Problem details
Don't include pictures. Quote the lines below from the first through the line that contains "p.ygrid.grid_line_width = 1".

·····

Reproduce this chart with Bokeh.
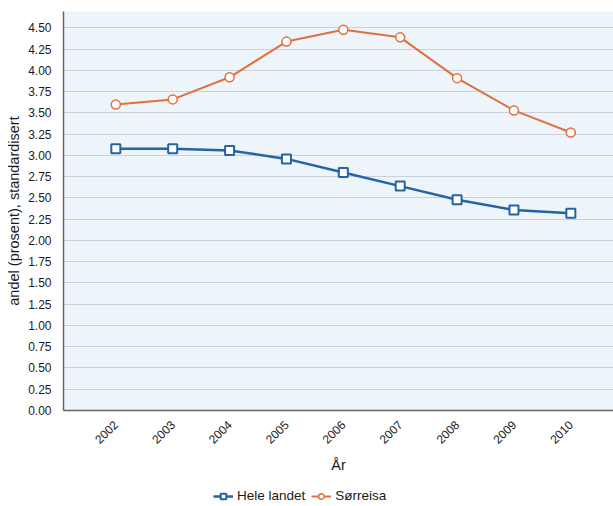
from bokeh.plotting import figure
from bokeh.layouts import column
from bokeh.models import Range1d, FixedTicker, Legend, LegendItem
from bokeh.embed import file_html
from bokeh.resources import INLINE

years = [2002, 2003, 2004, 2005, 2006, 2007, 2008, 2009, 2010]
hele_landet = [3.08, 3.08, 3.06, 2.96, 2.80, 2.64, 2.48, 2.36, 2.32]
sorreisa = [3.60, 3.66, 3.92, 4.34, 4.48, 4.39, 3.91, 3.53, 3.27]
series_names = ["Hele landet", "Sørreisa"]
y_ticks = [i * 0.25 for i in range(19)]
y_tick_labels = {t: f"{t:.2f}" for t in y_ticks}
x_tick_labels = {y: str(y) for y in years}

BLUE = "#2463a6"
ORANGE = "#e2703d"
FONT = "Liberation Sans"

p = figure(frame_width=550, frame_height=399, output_backend="svg", toolbar_location=None,
           x_range=Range1d(2001.08, 2010.75), y_range=Range1d(0, 4.694),
           min_border_left=63, min_border_top=11, min_border_right=0, min_border_bottom=70)
p.outline_line_color = None
p.background_fill_color = "#edf4fa"
p.border_fill_color = "white"

p.xgrid.grid_line_color = None
p.ygrid.grid_line_color = "#c9d2da"
p.ygrid.grid_line_width = 1

p.yaxis.ticker = FixedTicker(ticks=y_ticks)
p.yaxis.major_label_overrides = y_tick_labels
p.xaxis.ticker = FixedTicker(ticks=years)
p.xaxis.major_label_overrides = x_tick_labels
p.xaxis.major_label_orientation = 0.785

for ax in (p.xaxis, p.yaxis):
    ax.axis_line_color = "#666666"
    ax.axis_line_width = 1.5
    ax.major_tick_line_color = None
    ax.minor_tick_line_color = None
    ax.major_label_text_font = FONT
    ax.major_label_text_font_size = "12px"
    ax.major_label_text_color = "#1a1a1a"
    ax.axis_label_text_font = FONT
    ax.axis_label_text_font_style = "normal"
    ax.axis_label_text_color = "#1a1a1a"
    ax.axis_label_text_font_size = "14.5px"

p.yaxis.axis_label = "andel (prosent), standardisert"
p.yaxis.major_label_standoff = 6
p.yaxis.axis_label_standoff = 3
p.xaxis.axis_label = "År"
p.xaxis.major_label_standoff = 6
p.xaxis.axis_label_standoff = 6

p.line(years, hele_landet, line_color=BLUE, line_width=2.5)
p.scatter(years, hele_landet, marker="square", size=9, line_color=BLUE,
          line_width=2, fill_color="white")
p.line(years, sorreisa, line_color=ORANGE, line_width=2)
p.scatter(years, sorreisa, marker="circle", size=9, line_color=ORANGE,
          line_width=1.5, fill_color="white")

# separate strip under the chart that only carries the legend;
# its series lie outside the strip's ranges, so only the key glyphs show
key = figure(width=613, height=26, output_backend="svg", toolbar_location=None,
             x_range=Range1d(0, 1), y_range=Range1d(0, 1),
             min_border=0)
key.axis.visible = False
key.grid.visible = False
key.outline_line_color = None
key.background_fill_color = "white"

k1 = key.line(years, hele_landet, line_color=BLUE, line_width=2.5)
k1m = key.scatter(years, hele_landet, marker="square", size=9, line_color=BLUE,
                  line_width=2, fill_color="white")
k2 = key.line(years, sorreisa, line_color=ORANGE, line_width=2)
k2m = key.scatter(years, sorreisa, marker="circle", size=9, line_color=ORANGE,
                  line_width=1.5, fill_color="white")

legend = Legend(items=[LegendItem(label=series_names[0], renderers=[k1, k1m]),
                       LegendItem(label=series_names[1], renderers=[k2, k2m])],
                orientation="horizontal", location=(150, 3),
                label_text_font=FONT, label_text_font_size="13.5px",
                label_text_color="#1a1a1a", glyph_width=20, glyph_height=14,
                label_standoff=4, spacing=6, padding=2, margin=0,
                border_line_color=None, background_fill_alpha=0)
key.add_layout(legend, "center")

layout = column(p, key, spacing=0)
open("out.html", "w").write(file_html(layout, INLINE))
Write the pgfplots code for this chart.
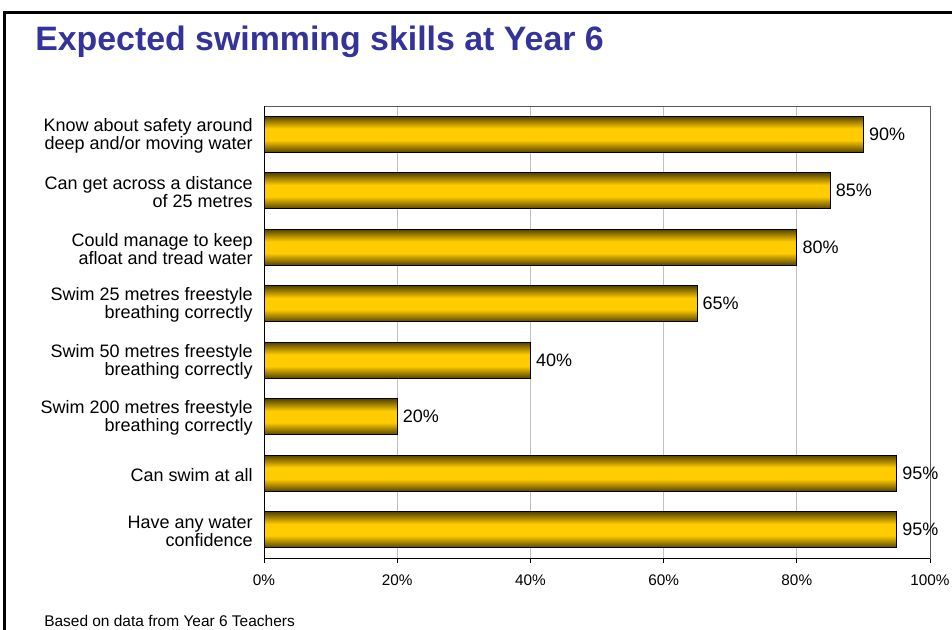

·····

Response to this exercise
Reproduce this chart with Bokeh.
from bokeh.plotting import figure
from bokeh.layouts import column
from bokeh.models import Range1d, FixedTicker, Legend, LegendItem
from bokeh.embed import file_html
from bokeh.resources import INLINE

years = [2002, 2003, 2004, 2005, 2006, 2007, 2008, 2009, 2010]
hele_landet = [3.08, 3.08, 3.06, 2.96, 2.80, 2.64, 2.48, 2.36, 2.32]
sorreisa = [3.60, 3.66, 3.92, 4.34, 4.48, 4.39, 3.91, 3.53, 3.27]
series_names = ["Hele landet", "Sørreisa"]
y_ticks = [i * 0.25 for i in range(19)]
y_tick_labels = {t: f"{t:.2f}" for t in y_ticks}
x_tick_labels = {y: str(y) for y in years}

BLUE = "#2463a6"
ORANGE = "#e2703d"
FONT = "Liberation Sans"

p = figure(frame_width=550, frame_height=399, output_backend="svg", toolbar_location=None,
           x_range=Range1d(2001.08, 2010.75), y_range=Range1d(0, 4.694),
           min_border_left=63, min_border_top=11, min_border_right=0, min_border_bottom=70)
p.outline_line_color = None
p.background_fill_color = "#edf4fa"
p.border_fill_color = "white"

p.xgrid.grid_line_color = None
p.ygrid.grid_line_color = "#c9d2da"
p.ygrid.grid_line_width = 1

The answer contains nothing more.